AIM OF THE EXERCISE = Images should be left out, and everything else in the listing reproduced exactly.

>>>

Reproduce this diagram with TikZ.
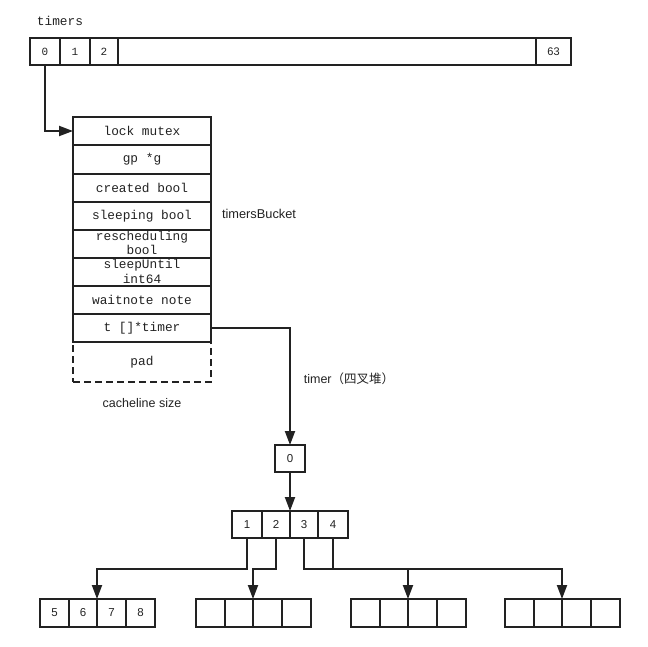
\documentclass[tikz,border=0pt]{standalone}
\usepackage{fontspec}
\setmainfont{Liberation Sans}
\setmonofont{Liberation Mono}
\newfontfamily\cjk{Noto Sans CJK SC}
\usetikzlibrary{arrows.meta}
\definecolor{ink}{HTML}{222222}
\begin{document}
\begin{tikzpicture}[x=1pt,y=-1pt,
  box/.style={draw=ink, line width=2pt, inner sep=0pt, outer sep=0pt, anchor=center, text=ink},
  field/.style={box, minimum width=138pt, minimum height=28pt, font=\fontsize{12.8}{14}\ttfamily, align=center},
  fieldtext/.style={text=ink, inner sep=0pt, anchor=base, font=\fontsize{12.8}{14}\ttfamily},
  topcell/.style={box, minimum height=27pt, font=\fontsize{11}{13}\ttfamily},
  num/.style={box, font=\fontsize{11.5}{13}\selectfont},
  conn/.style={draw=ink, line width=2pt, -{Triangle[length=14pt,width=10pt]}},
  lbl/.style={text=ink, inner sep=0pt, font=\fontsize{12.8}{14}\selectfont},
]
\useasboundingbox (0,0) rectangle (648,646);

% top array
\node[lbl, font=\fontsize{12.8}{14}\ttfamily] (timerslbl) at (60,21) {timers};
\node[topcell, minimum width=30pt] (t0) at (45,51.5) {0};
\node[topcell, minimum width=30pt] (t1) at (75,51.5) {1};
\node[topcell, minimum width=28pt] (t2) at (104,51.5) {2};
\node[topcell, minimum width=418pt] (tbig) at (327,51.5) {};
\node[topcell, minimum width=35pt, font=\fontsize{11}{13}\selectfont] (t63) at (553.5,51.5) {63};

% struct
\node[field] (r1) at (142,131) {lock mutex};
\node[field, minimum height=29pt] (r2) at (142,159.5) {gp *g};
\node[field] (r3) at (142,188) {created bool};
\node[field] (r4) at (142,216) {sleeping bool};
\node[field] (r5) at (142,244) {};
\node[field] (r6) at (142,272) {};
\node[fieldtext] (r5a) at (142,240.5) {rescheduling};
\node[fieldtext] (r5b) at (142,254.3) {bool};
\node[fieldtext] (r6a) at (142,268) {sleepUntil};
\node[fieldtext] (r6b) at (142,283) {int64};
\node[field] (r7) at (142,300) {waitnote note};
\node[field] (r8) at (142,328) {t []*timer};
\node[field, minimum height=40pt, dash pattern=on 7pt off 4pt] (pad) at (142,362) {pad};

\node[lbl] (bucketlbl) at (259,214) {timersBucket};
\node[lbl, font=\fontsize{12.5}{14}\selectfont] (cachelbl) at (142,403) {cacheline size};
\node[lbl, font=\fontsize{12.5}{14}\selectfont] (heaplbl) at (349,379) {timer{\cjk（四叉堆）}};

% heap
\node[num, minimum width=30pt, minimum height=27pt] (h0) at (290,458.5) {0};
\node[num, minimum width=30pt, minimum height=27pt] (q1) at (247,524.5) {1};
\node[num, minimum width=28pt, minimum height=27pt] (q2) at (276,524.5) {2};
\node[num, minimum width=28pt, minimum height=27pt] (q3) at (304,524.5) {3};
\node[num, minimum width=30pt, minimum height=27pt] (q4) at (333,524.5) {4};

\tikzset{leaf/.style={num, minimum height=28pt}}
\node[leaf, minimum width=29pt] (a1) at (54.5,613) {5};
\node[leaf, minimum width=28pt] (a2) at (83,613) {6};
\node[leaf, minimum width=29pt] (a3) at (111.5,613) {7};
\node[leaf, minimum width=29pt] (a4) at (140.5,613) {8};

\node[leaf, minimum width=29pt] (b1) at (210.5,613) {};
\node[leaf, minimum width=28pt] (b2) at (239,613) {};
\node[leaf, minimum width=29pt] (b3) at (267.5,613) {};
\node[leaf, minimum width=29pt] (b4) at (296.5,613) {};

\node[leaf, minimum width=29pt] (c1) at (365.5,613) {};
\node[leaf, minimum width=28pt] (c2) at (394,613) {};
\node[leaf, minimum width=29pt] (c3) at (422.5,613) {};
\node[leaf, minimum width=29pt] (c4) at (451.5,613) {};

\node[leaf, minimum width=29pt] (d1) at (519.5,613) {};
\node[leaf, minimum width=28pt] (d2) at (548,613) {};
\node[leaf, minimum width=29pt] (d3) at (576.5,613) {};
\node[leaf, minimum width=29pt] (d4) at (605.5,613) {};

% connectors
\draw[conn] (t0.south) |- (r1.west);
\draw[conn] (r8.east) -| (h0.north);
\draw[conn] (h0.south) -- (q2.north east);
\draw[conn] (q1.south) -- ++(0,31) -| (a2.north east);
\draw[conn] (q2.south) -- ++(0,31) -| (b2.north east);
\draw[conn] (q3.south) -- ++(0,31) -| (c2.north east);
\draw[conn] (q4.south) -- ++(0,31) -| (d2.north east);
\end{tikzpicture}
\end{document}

<<<

EXERCISE RESPONSE =
Reproduce this diagram with TikZ.
\documentclass[tikz,border=0pt]{standalone}
\usepackage{fontspec}
\setmainfont{Liberation Sans}
\setmonofont{Liberation Mono}
\newfontfamily\cjk{Noto Sans CJK SC}
\usetikzlibrary{arrows.meta}
\definecolor{ink}{HTML}{222222}
\begin{document}
\begin{tikzpicture}[x=1pt,y=-1pt,
  box/.style={draw=ink, line width=2pt, inner sep=0pt, outer sep=0pt, anchor=center, text=ink},
  field/.style={box, minimum width=138pt, minimum height=28pt, font=\fontsize{12.8}{14}\ttfamily, align=center},
  fieldtext/.style={text=ink, inner sep=0pt, anchor=base, font=\fontsize{12.8}{14}\ttfamily},
  topcell/.style={box, minimum height=27pt, font=\fontsize{11}{13}\ttfamily},
  num/.style={box, font=\fontsize{11.5}{13}\selectfont},
  conn/.style={draw=ink, line width=2pt, -{Triangle[length=14pt,width=10pt]}},
  lbl/.style={text=ink, inner sep=0pt, font=\fontsize{12.8}{14}\selectfont},
]
\useasboundingbox (0,0) rectangle (648,646);

% top array
\node[lbl, font=\fontsize{12.8}{14}\ttfamily] (timerslbl) at (60,21) {timers};
\node[topcell, minimum width=30pt] (t0) at (45,51.5) {0};
\node[topcell, minimum width=30pt] (t1) at (75,51.5) {1};
\node[topcell, minimum width=28pt] (t2) at (104,51.5) {2};
\node[topcell, minimum width=418pt] (tbig) at (327,51.5) {};
\node[topcell, minimum width=35pt, font=\fontsize{11}{13}\selectfont] (t63) at (553.5,51.5) {63};

% struct
\node[field] (r1) at (142,131) {lock mutex};
\node[field, minimum height=29pt] (r2) at (142,159.5) {gp *g};
\node[field] (r3) at (142,188) {created bool};
\node[field] (r4) at (142,216) {sleeping bool};
\node[field] (r5) at (142,244) {};
\node[field] (r6) at (142,272) {};
\node[fieldtext] (r5a) at (142,240.5) {rescheduling};
\node[fieldtext] (r5b) at (142,254.3) {bool};
\node[fieldtext] (r6a) at (142,268) {sleepUntil};
\node[fieldtext] (r6b) at (142,283) {int64};
\node[field] (r7) at (142,300) {waitnote note};
\node[field] (r8) at (142,328) {t []*timer};
\node[field, minimum height=40pt, dash pattern=on 7pt off 4pt] (pad) at (142,362) {pad};

\node[lbl] (bucketlbl) at (259,214) {timersBucket};
\node[lbl, font=\fontsize{12.5}{14}\selectfont] (cachelbl) at (142,403) {cacheline size};
\node[lbl, font=\fontsize{12.5}{14}\selectfont] (heaplbl) at (349,379) {timer{\cjk（四叉堆）}};

% heap
\node[num, minimum width=30pt, minimum height=27pt] (h0) at (290,458.5) {0};
\node[num, minimum width=30pt, minimum height=27pt] (q1) at (247,524.5) {1};
\node[num, minimum width=28pt, minimum height=27pt] (q2) at (276,524.5) {2};
\node[num, minimum width=28pt, minimum height=27pt] (q3) at (304,524.5) {3};
\node[num, minimum width=30pt, minimum height=27pt] (q4) at (333,524.5) {4};

\tikzset{leaf/.style={num, minimum height=28pt}}
\node[leaf, minimum width=29pt] (a1) at (54.5,613) {5};
\node[leaf, minimum width=28pt] (a2) at (83,613) {6};
\node[leaf, minimum width=29pt] (a3) at (111.5,613) {7};
\node[leaf, minimum width=29pt] (a4) at (140.5,613) {8};

\node[leaf, minimum width=29pt] (b1) at (210.5,613) {};
\node[leaf, minimum width=28pt] (b2) at (239,613) {};
\node[leaf, minimum width=29pt] (b3) at (267.5,613) {};
\node[leaf, minimum width=29pt] (b4) at (296.5,613) {};

\node[leaf, minimum width=29pt] (c1) at (365.5,613) {};
\node[leaf, minimum width=28pt] (c2) at (394,613) {};
\node[leaf, minimum width=29pt] (c3) at (422.5,613) {};
\node[leaf, minimum width=29pt] (c4) at (451.5,613) {};

\node[leaf, minimum width=29pt] (d1) at (519.5,613) {};
\node[leaf, minimum width=28pt] (d2) at (548,613) {};
\node[leaf, minimum width=29pt] (d3) at (576.5,613) {};
\node[leaf, minimum width=29pt] (d4) at (605.5,613) {};

% connectors
\draw[conn] (t0.south) |- (r1.west);
\draw[conn] (r8.east) -| (h0.north);
\draw[conn] (h0.south) -- (q2.north east);
\draw[conn] (q1.south) -- ++(0,31) -| (a2.north east);
\draw[conn] (q2.south) -- ++(0,31) -| (b2.north east);
\draw[conn] (q3.south) -- ++(0,31) -| (c2.north east);
\draw[conn] (q4.south) -- ++(0,31) -| (d2.north east);
\end{tikzpicture}
\end{document}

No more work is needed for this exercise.